ANTONIO DELFIM NETTO

Ao analisar as diferenças de opinião sobre alguns aspectos da atual política econômica, percebe-se que elas refletem um profundo desentendimento sobre a própria natureza do processo econômico.
No caso da taxa cambial, por exemplo, não se trata de uma disputa em torno de uma identidade da contabilidade nacional, o que seria um insulto à inteligência dos participantes do debate.
Quando se afirma que a restrição ao crescimento é a taxa da formação de poupança e que o déficit em conta corrente pode ser manipulado fazendo variar essa taxa, independentemente do que ocorrer com a taxa de câmbio real, levanta-se uma hipótese ousada, que parece sugerir que a taxa de poupança é uma variável facilmente manipulável pelos instrumentos da política econômica.
Quando se afirma que "existe uma janela para um déficit em conta corrente da ordem de 3% do PIB facilmente financiável por vários anos", faz-se um exercício de futurologia tão seguro quanto o do pobre ministro da Fazenda que em novembro de 1994, em Nova York, garantiu ao sistema financeiro internacional "que a situação dos fundamentais no México nunca foi tão sólida". E em dezembro fugiu do país...
Em primeiro lugar, todos sabem que "a poupança é talvez o agregado macroeconômico mais evasivo à compreensão dos economistas e à influência das medidas governamentais" (Schmidt-Hebbel, K., "Saving, Investiment and Growth in Developing Countries", PRWP 1382, The World Bank, November, 1994).
Em segundo lugar é um fato óbvio que o desenvolvimento não começa na poupança, mas no investimento e no avanço tecnológico do capital físico e humano. Parece difícil aceitar a hipótese de que primeiro o Espírito Santo cria a poupança e depois o governo e os empresários a tomam emprestado para começar a investir.
É claro que a poupança é fundamental para financiar o investimento e manter o balanço em conta corrente em equilíbrio. Mas o ponto é que, em matéria de causalidade, o que parece mais provável é que o investimento precede a poupança.
O círculo vicioso de alta taxa de investimento, rápido crescimento e altas taxas de poupança é complexo, mas seguramente não começa com a última...
É correto afirmar que um aumento da poupança do governo (uma decisão política) é fundamental. Os investimentos públicos possuem externalidades que aumentam a produtividade dos investimentos privados. No momento atual eles praticamente não existem e o déficit em conta corrente está financiando o consumo do governo e não o investimento.

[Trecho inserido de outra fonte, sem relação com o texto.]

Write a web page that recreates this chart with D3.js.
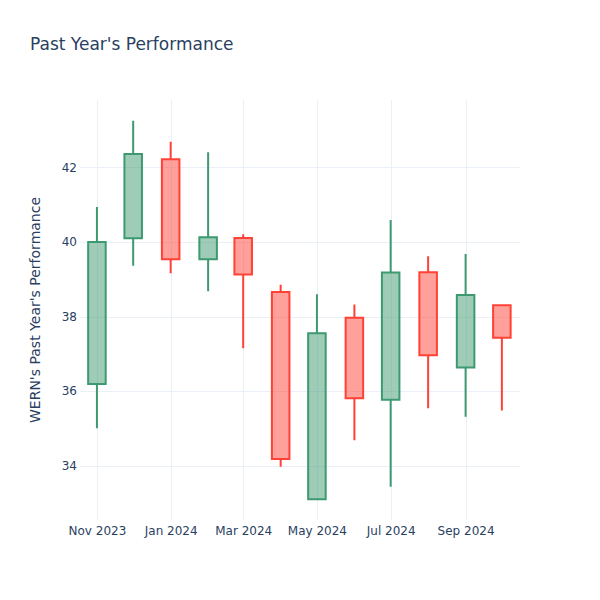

Se a poupança do governo for acrescida à custa do aumento de impostos é claro que ela reduz em parte a poupança privada. Por outro lado, é um fato empírico consagrado que o uso da poupança externa (déficit em conta corrente) também tende a ser acompanhado por uma redução da poupança interna.
Na verdade, a única forma de aumentar a poupança privada e do governo é através do crescimento econômico produzido pelos investimentos e pelo progresso tecnológico.
Ora, é aqui que a cobra morde o rabo: o crescimento acelerado e sustentado é impossível porque existe a restrição externa!